Secondly, the objective of Section 376E IPC, to provide for enhanced punishment of repeat offenders, can only be achieved if the punishment awarded under this section exceeds the punishment awarded for the first conviction of rape under Section 376 (only rape), 376A (causing death or resulting in persistent vegetative state of victim) or 376D (gang rape). Ergo, if the first sentence is one of life imprisonment, for the second conviction to be an enhanced punishment it cannot be a second life imprisonment. This is by virtue of Section 427(2) of the Criminal Procedure Code which provides that that a subsequent sentence of life imprisonment imposed will run concurrently with the previous sentence. Thus, the ultimate purpose of Section 376E will be defeated if the enhanced punishment, by necessary implication, is not capital punishment. Such a position not only runs the risk of erroneous executions but is also in direct violation of the dictum laid down in Mithu Singh and the ‘rarest of rare’ doctrine propounded in Bachan Singh v. State of Punjab [(1980) 2 SCC 684].
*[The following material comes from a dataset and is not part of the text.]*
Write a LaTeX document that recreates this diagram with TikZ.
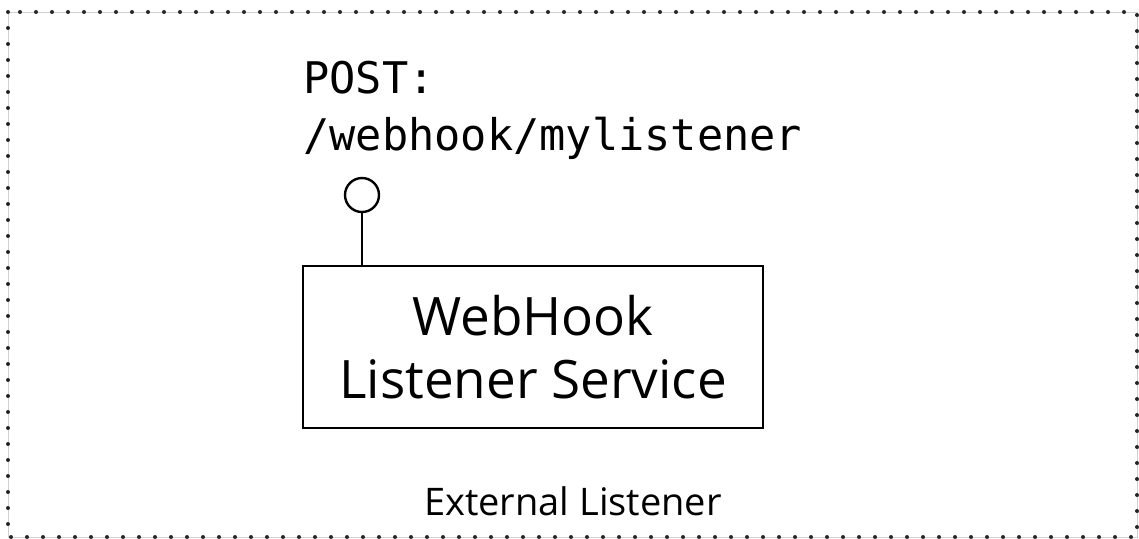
\documentclass[tikz,border=0pt]{standalone}
\usepackage{fontspec}
\setmainfont{Open Sans}
\newfontfamily\codefont{DejaVu Sans Mono}
\usepackage{tikz}
\usetikzlibrary{positioning,calc}
\definecolor{inkgray}{HTML}{D0D0D0}
\tikzset{frame/.style={draw=black!85,line width=2pt,line cap=round,dash pattern=on 0pt off 8pt},
  service/.style={draw,line width=1.4pt,minimum width=230pt,minimum height=81pt,
  align=center,inner sep=0pt,font=\fontsize{26.5pt}{31.5pt}\selectfont},
  port/.style={circle,draw,line width=1.2pt,minimum size=17pt,inner sep=0pt},
  endpoint/.style={align=left,inner sep=0pt,font=\codefont\fontsize{21.8pt}{28.5pt}\selectfont},
  flabel/.style={inner sep=0pt,font=\fontsize{19pt}{23pt}\selectfont}}

\begin{document}
\begin{tikzpicture}[x=0.5pt,y=-0.5pt]
 \useasboundingbox (0,0) rectangle (1139,538);
 % external listener frame
 \draw[inkgray,line width=0.5pt] (8,12) rectangle (1137,537);
 \draw[frame] (8,12) rectangle (1137,537);
 \node[flabel,anchor=base] (fname) at (573,515) {External Listener};
 % service with its exposed endpoint
 \node[service] (svc) at (533,347) {WebHook\\Listener Service};
 \node[port] (hook) at (362,195) {};
 \draw[line width=1.2pt] (hook.south)--(hook.south |- svc.north);
 \node[endpoint,anchor=base west] (url) at (303,150) {POST:\\/webhook/mylistener};
\end{tikzpicture}
\end{document}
On Rehabilitation and Reformation
By robbing judicial discretion in the sentencing process and pursuing our thirst for revenge, we are forgetting that a criminal is a victim of his circumstances in a society that has failed him. If the recent rise in sexual crimes is any indication, it is a telling tale of a nation that still perpetuates patriarchal notions and accepts the power and dominance of a man over a woman’s bodily autonomy. Our governments cannot offer society false hope that by killing sexual offenders via a death penalty we can eradicate sexual violence. By conveniently enlarging the scope of penal provisions to provide harsher punishments for repeat offenders, the State is shirking its responsibility of creating a strong framework to rehabilitate survivors of sexual offences within which various stakeholders must continuously assist them in rebuilding their lives.
Concomitantly, the State also owes to convicts a rightful chance to reform. This duty entails reforming the manner in which the practice of life imprisonment is implemented. Issues such as overcrowded and understaffed prisons, physical and mental torture of inmates, and inadequate recreational facilities have long lasting impacts on the lives of prisoners in ways that hinder reform and render their reintegration into society extremely problematic. Add to this the innumerable years convicts spend languishing in these very prisons with the prospect of death hanging over the heads. In a broken criminal justice system such as ours within which the very administration of the capital punishment is so intrinsically fallible, to extend its application to non-homicidal offences is to commit the gravest form of injustice disguised as the law.